— START OF Data block —

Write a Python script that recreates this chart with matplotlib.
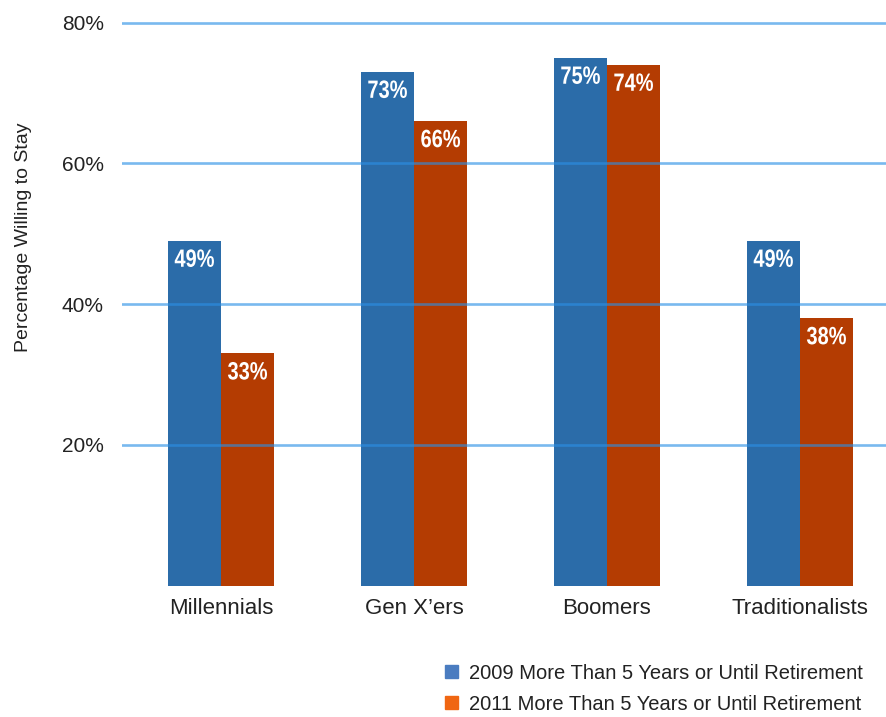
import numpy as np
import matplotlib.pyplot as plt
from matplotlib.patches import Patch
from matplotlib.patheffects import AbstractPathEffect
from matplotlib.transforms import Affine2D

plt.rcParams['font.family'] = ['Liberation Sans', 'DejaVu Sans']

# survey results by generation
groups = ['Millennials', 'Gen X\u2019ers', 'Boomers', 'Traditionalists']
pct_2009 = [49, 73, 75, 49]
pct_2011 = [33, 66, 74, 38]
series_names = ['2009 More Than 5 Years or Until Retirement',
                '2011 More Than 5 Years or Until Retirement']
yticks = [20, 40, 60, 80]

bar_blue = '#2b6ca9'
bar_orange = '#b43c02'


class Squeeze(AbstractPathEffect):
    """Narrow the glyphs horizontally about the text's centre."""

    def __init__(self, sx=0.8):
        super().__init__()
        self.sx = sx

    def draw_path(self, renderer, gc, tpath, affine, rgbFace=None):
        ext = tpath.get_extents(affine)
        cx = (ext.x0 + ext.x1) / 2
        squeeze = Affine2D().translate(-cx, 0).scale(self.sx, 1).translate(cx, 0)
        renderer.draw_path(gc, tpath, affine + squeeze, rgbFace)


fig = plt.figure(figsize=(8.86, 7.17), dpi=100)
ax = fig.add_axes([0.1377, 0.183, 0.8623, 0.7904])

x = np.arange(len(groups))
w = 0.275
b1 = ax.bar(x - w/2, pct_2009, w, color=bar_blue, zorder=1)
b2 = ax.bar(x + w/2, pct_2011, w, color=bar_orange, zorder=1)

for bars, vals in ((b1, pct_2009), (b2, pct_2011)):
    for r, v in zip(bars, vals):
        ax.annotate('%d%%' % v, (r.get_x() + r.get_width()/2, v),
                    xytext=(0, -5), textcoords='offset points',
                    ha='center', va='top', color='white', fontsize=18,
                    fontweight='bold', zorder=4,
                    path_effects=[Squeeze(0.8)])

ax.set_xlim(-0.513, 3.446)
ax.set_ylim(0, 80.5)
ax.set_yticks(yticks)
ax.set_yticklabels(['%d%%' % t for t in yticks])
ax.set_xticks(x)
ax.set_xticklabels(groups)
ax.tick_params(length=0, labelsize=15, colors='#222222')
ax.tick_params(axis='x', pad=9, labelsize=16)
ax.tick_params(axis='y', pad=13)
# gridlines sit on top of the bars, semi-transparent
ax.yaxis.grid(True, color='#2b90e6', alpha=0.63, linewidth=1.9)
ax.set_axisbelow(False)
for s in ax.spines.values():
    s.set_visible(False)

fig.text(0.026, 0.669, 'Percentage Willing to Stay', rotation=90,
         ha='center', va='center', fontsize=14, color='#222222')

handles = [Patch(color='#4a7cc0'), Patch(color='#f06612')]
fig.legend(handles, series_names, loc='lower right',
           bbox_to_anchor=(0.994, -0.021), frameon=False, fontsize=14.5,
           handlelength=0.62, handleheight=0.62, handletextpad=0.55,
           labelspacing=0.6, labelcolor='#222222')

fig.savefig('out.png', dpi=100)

— END OF Data block —

● **The problem**
Return the material line for line, from its beginning to the line that contains "path_effects=[Squeeze(0.8)])", with the pictures left out.

● **Finished exercise**
Write a Python script that recreates this chart with matplotlib.
import numpy as np
import matplotlib.pyplot as plt
from matplotlib.patches import Patch
from matplotlib.patheffects import AbstractPathEffect
from matplotlib.transforms import Affine2D

plt.rcParams['font.family'] = ['Liberation Sans', 'DejaVu Sans']

# survey results by generation
groups = ['Millennials', 'Gen X\u2019ers', 'Boomers', 'Traditionalists']
pct_2009 = [49, 73, 75, 49]
pct_2011 = [33, 66, 74, 38]
series_names = ['2009 More Than 5 Years or Until Retirement',
                '2011 More Than 5 Years or Until Retirement']
yticks = [20, 40, 60, 80]

bar_blue = '#2b6ca9'
bar_orange = '#b43c02'


class Squeeze(AbstractPathEffect):
    """Narrow the glyphs horizontally about the text's centre."""

    def __init__(self, sx=0.8):
        super().__init__()
        self.sx = sx

    def draw_path(self, renderer, gc, tpath, affine, rgbFace=None):
        ext = tpath.get_extents(affine)
        cx = (ext.x0 + ext.x1) / 2
        squeeze = Affine2D().translate(-cx, 0).scale(self.sx, 1).translate(cx, 0)
        renderer.draw_path(gc, tpath, affine + squeeze, rgbFace)


fig = plt.figure(figsize=(8.86, 7.17), dpi=100)
ax = fig.add_axes([0.1377, 0.183, 0.8623, 0.7904])

x = np.arange(len(groups))
w = 0.275
b1 = ax.bar(x - w/2, pct_2009, w, color=bar_blue, zorder=1)
b2 = ax.bar(x + w/2, pct_2011, w, color=bar_orange, zorder=1)

for bars, vals in ((b1, pct_2009), (b2, pct_2011)):
    for r, v in zip(bars, vals):
        ax.annotate('%d%%' % v, (r.get_x() + r.get_width()/2, v),
                    xytext=(0, -5), textcoords='offset points',
                    ha='center', va='top', color='white', fontsize=18,
                    fontweight='bold', zorder=4,
                    path_effects=[Squeeze(0.8)])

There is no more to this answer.